Can SMEs leverage TV too?
But what about smaller brands? While we’re being told we’re still in the grips of a recession, can they really stretch to producing a high quality TV ad?
“TV is around the same price as when I first started in this industry 16 years ago. The price reductions have been significant,” says Graham Hawkey-Smith, planning director at Truly London.
“However one of the big barriers that remains is production costs.”
Despite this, Truly chose to use TV as a key channel for clients Alibaba.com and Air Southwest. “TV is a story-telling environment,” Hawkey-Smith explains. “And you can run TV ads on digital posters and online, to create consistency and increase efficiency. It’s not either/or nowadays. You need a combination of channels, a touchpoint system.”
What’s the future for TV?
Many experts believe that the future for television advertising holds an array of new formats, sometimes used interchangeably between media.
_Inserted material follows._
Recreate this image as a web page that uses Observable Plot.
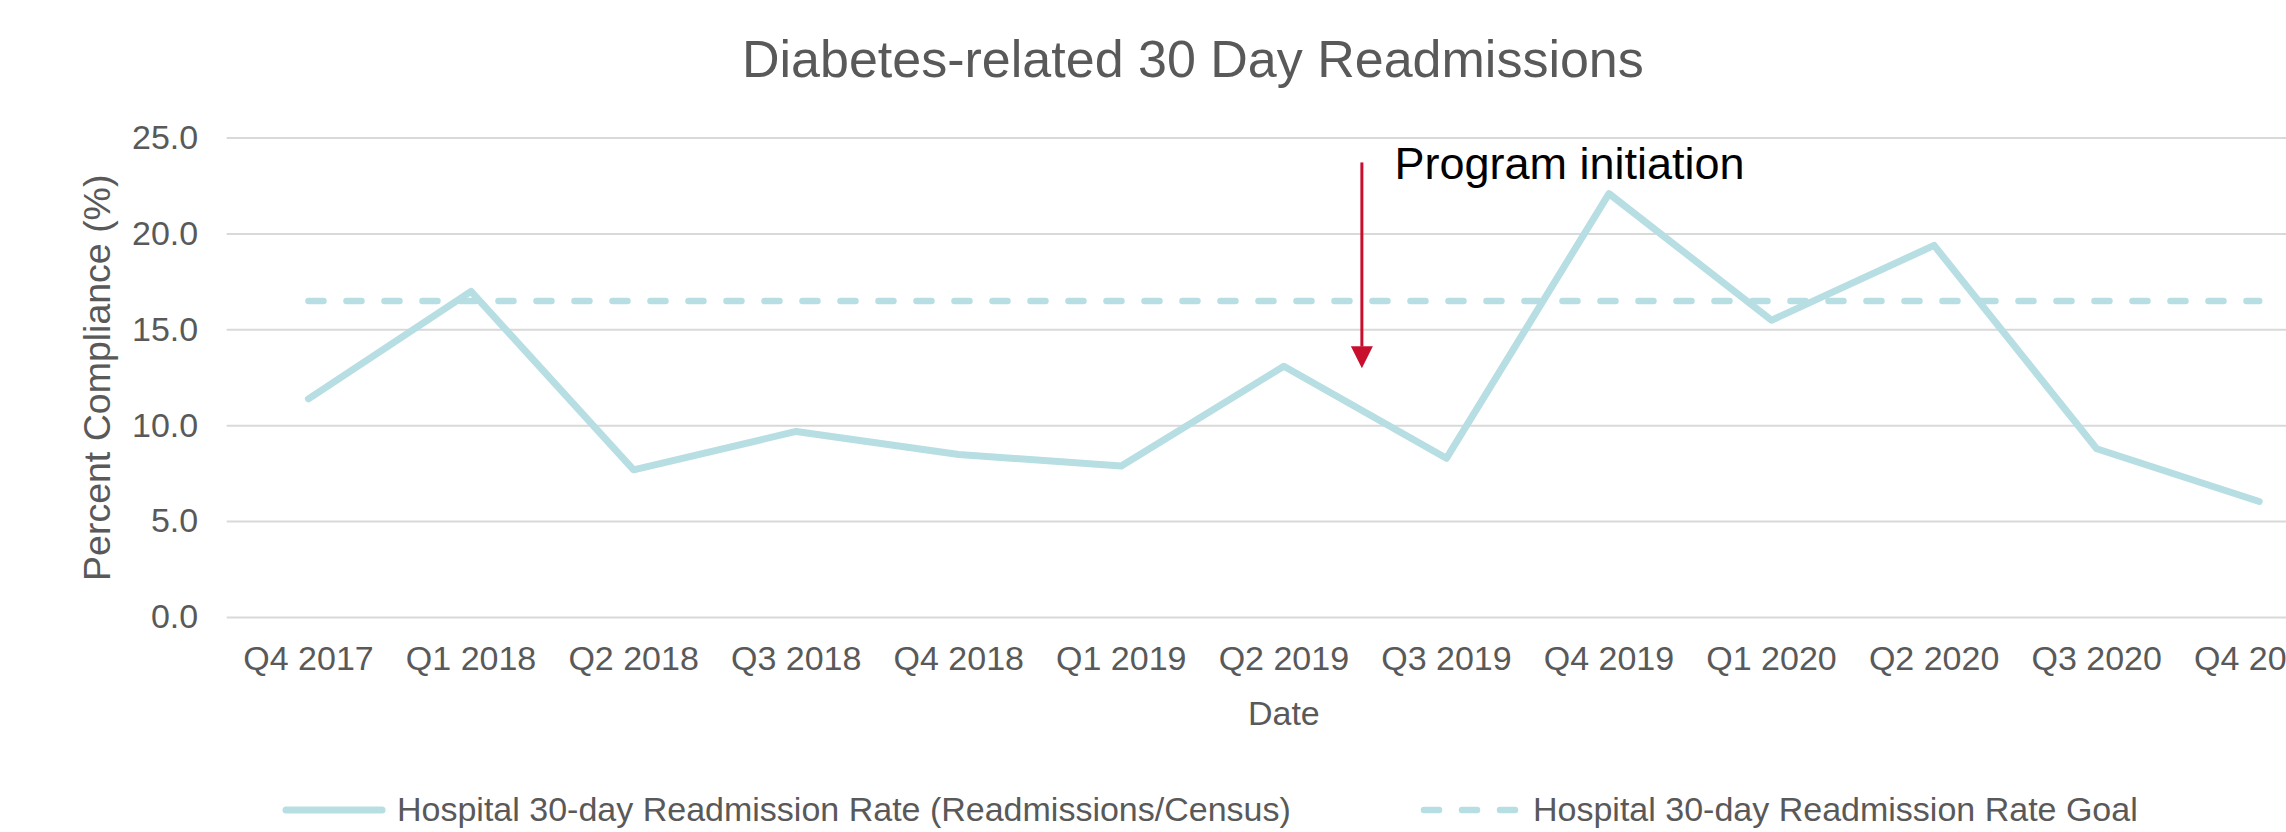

Rules on product placement in the UK have also changed, and there is a wider selection of low cost environments on TV, with the advent of new channels.
“The huge growth in personal video recorders (PVR), such as Sky Plus and TiVo, will turn standard commercial advertising into something cleverer,” adds BA’s Comber. “Commercial stations will have to think around this and I’d say sponsorship will increase dramatically if more and more people are fastforwarding ad breaks.”
Maryanne Murray, client director at Elmwood admits to this. “I watch programmes when I want to, and I often don’t have the patience for commercials,” she says. This kind of behaviour is likely to push advertisers further towards product placement, red button or interactive promotions.
New formats emerge
“We’ve already got used to ‘bookending’,” she adds. “This is about aligning brands, it’s smart. With bookending, you can also be more specific about who you’re tracking.”
Innovation within television in unlikely to end here. “TV is being forced to rethink and to reinvient itself. Things will change. That’s what makes the present time really interesting,” says Warren Gaskell, creative director at Gyro Manchester. “I think we’ll see an emergence of opportunistic formats, where you don’t need to spend £3 million.”
What’s for sure is that TV isn’t going away. Broadcasters will find ways to compete with online, or, more likely to work alongside it – because, if nothing else, they have to.
Can B2B brands leverage product placement?
The Government’s announcement on 16 September that it is to legalise product placement on TV has opened the doors to another tool for B2B brands wishing to promote their wares. “We’ve had a few enquiries about product placement,” says Graham Hawkey-Smith, planning director at Truly London. “But we have to ask, ‘How will the British audience react to more overt product placement?’ Just look at the reaction when Ford featured in a Bond film…Bear in mind also we are operating in an environment of extreme accountability at the moment.”
Business marketing experts certainly aren’t ruling out the medium, but do voice some warnings. According to Maryanne Murray, client director, Elmwood, “Business brands will leverage product placement if they’re smart. It can be just as successful for business brands as for consumer. But it needs to be quite subtle – it can’t be about slapping your name on something.”
“It also boils down to specific programming – the right advertiser for the right audience,” adds Claire Butcher, media director, Ogilvy Primary Contact. “For example, our construction clients might look at build-your-own-house-style programmes, which would attract architects and building contractors.”